A chain-smoking single mother who, at 55, is having a crisis of conscience with regard to her ability to successfully prepare her 15-year-old son for his ascent into manhood, Dorothea is a marvellous character played to perfection by Annette Bening in this latest offering from writer/director Mike Mills (Beginners). Intelligent, gregarious, open-minded and opinionated, Dorothea lives with her son Jamie (Lucas Jade Zumann) and a couple of boarders in Abbie (Greta Gerwig), a photographer recovering from cervical cancer, and William (Billy Crudup), a hippie-ish mechanic/potter/handyman who is helping to renovate her house. It is the end of the 1970’s and Dorothea finds herself out of step with the cultural changes that are sweeping America (and elsewhere in the world) and she finds herself struggling to connect with Jamie. Moreover, she is concerned that she can’t teach him ‘how to be man’ in a society that is far removed from the Depression-era America of her youth, a new world in which punk rock and skateboarding have emerged as the totems of youth culture. “They know they’re no good, right”, she asks Abbie when she happens upon her playing a Black Flag record, in response to which Abbie explains that ‘being good’ isn’t really the point because it’s all about energy and attitude, rather than ability.

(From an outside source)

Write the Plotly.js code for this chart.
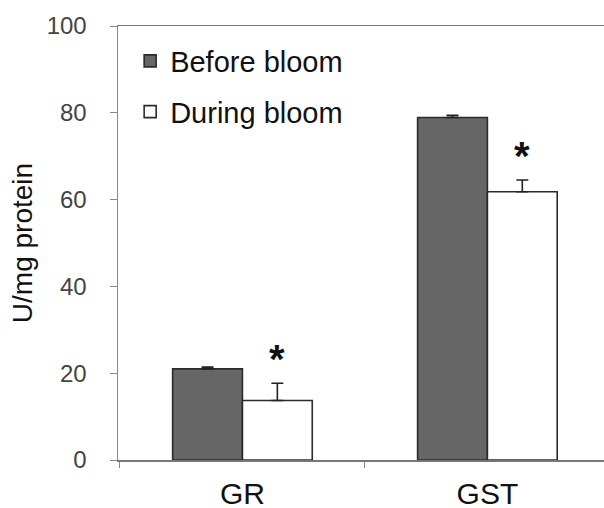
<!DOCTYPE html>
<html>
<head>
<meta charset="utf-8">
<script src="https://cdn.plot.ly/plotly-3.0.1.min.js"></script>
<style>html,body{margin:0;padding:0;background:#fff;}#chart{width:604px;height:508px;}</style>
</head>
<body>
<div id="chart"></div>
<script>
// Data
const categories = ["GR", "GST"];
const seriesNames = ["Before bloom", "During bloom"];
const beforeValues = [21.0, 78.9];
const beforeErrors = [0.4, 0.5];
const duringValues = [13.7, 61.8];
const duringErrors = [4.0, 2.7];
const significant = [true, true]; // "*" over During bloom bars
const yTickValues = [0, 20, 40, 60, 80, 100];

const bargap = 0.43;
const barWidthCat = (1 - bargap) / 2;

const traces = [
  {
    type: "bar", name: seriesNames[0], x: categories, y: beforeValues,
    legendgroup: "a",
    marker: {color: "#666666", line: {color: "#2b2b2b", width: 1.6}},
    error_y: {type: "data", array: beforeErrors, arrayminus: beforeErrors.map(() => 0), symmetric: false,
              color: "#222", thickness: 1.6, width: 6}
  },
  {
    type: "bar", name: seriesNames[1], x: categories, y: duringValues,
    legendgroup: "b",
    marker: {color: "#ffffff", line: {color: "#2b2b2b", width: 1.6}},
    error_y: {type: "data", array: duringErrors, arrayminus: duringErrors.map(() => 0), symmetric: false,
              color: "#222", thickness: 1.6, width: 6}
  }
];

const annotations = [];
categories.forEach((c, i) => {
  if (significant[i]) {
    annotations.push({
      x: i + barWidthCat / 2, y: duringValues[i] + duringErrors[i],
      xref: "x", yref: "y", text: "<b>*</b>", showarrow: false,
      yanchor: "bottom", yshift: 0,
      font: {family: "Liberation Sans, Arial, sans-serif", size: 40, color: "#111"}
    });
  }
});

const layout = {
  width: 604, height: 508,
  margin: {l: 118, r: 0, t: 26, b: 48},
  paper_bgcolor: "#fff", plot_bgcolor: "#fff",
  font: {family: "Liberation Sans, Arial, sans-serif", color: "#222"},
  barmode: "group", bargap: bargap, bargroupgap: 0,
  showlegend: true,
  legend: {
    x: 0.025, y: 0.978, xanchor: "left", yanchor: "top",
    traceorder: "grouped", tracegroupgap: 10,
    font: {size: 29, color: "#111"}, bgcolor: "rgba(0,0,0,0)", borderwidth: 0
  },
  xaxis: {
    type: "category", range: [-0.508, 1.476],
    showline: true, linecolor: "#777", linewidth: 1.5, mirror: true,
    ticks: "outside", ticklen: 6, tickcolor: "#888", tickson: "boundaries",
    ticklabelstandoff: 6,
    tickfont: {size: 30, color: "#111"},
    showgrid: false, zeroline: false, fixedrange: true
  },
  yaxis: {
    range: [0, 100], tickvals: yTickValues, ticktext: yTickValues.map(String),
    showline: true, linecolor: "#8a8a8a", linewidth: 1.5,
    ticks: "outside", ticklen: 7, tickcolor: "#888",
    ticklabelstandoff: 18,
    tickfont: {size: 24, color: "#444"},
    showgrid: false, zeroline: false,
    title: {text: "U/mg protein", font: {size: 28, color: "#111"}, standoff: 6},
    automargin: false
  },
  annotations: annotations
};

Plotly.newPlot("chart", traces, layout, {displayModeBar: false, staticPlot: true});
</script>
</body>
</html>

For reasons that Dorothea finds difficult to articulate, she enlists Abbie and Julie (Elle Fanning), Jamie’s seriously depressed childhood friend who sneaks into his room every night to sleep beside him, to help steer her son in the right direction by sharing their life experiences. Neither Abbie nor Julie really understand what Dorothea wants them to do exactly, or how it might help Jamie, but they give it a crack. Abbie takes Jamie to punk clubs and provides him with feminist literature, to which he takes a liking, resulting in one of several very funny moments when he gets into a fight with another boy over the importance of clitoral stimulation in the female orgasm. Almost as amusing is Dorothea’s reaction when she asks him what the fight was about. Julie’s efforts are somewhat more problematic because Jamie is attracted to her beyond the platonic nature of their friendship but she refuses to take the relationship further for reasons that are never explicitly stated but clearly stem from the fact that Jamie is a ‘safe place’ for her; providing relief from her depression and the sexual promiscuity that results from her low sense of self-worth. Julie is a hard character to like, but you do develop an understanding of just how important her time spent with Jamie is and why she doesn’t want to risk that by taking their relationship further.
Mills draws great humour from the honesty he imbues throughout so much of the film, including a cringe-worthy sexual interlude that accurately reflects just how awkward such interactions can be, and a scene that some will find distasteful only as a result of cultural taboos that suggest menstruation is not a suitable topic for dinner table conversation (or discussion elsewhere for that matter). Mills has also avoided the Hollywood cliché that cancer is a tragedy that must be mined for maximum emotional mileage. Yes, Abbie is a survivor of cervical cancer and has to grapple with the possible implications of the illness – such as her ‘incompetent’ cervix – but there is a matter-of-factness about her attitude that is refreshing without diminishing the seriousness of such a diagnosis. Furthermore, it serves as a reminder that cervical cancer, whilst less common is younger women, is not necessarily confined to an older demographic.
The casting is impeccable and whilst Bening delivers a remarkable performance that is perhaps topped only by her turn as a very different type of mother in American Beauty, the support players are also terrific. Gerwig (Frances Ha, Maggie’s Plan) is always wonderful and Zumann is a great surprise as a teenager constructed as someone just as substantial as the older characters that inhabit his world. He is a source of support for all of the women in his life and when he tells Dorothea that “I want to be a good guy, you know?” you believe him. The characters are all ‘quirky’, but they always seem like real people and they are, collectively, a family of sorts. The plot is simple but the people are complex, which is refreshing because the opposite it too often the case. Accompanied by a soundtrack that spans 1940’s jazz to Talking Heads and the aforementioned Black Flag, 20th Century Women is a wonderfully warm portrait of a group of people at a very specific moment in time.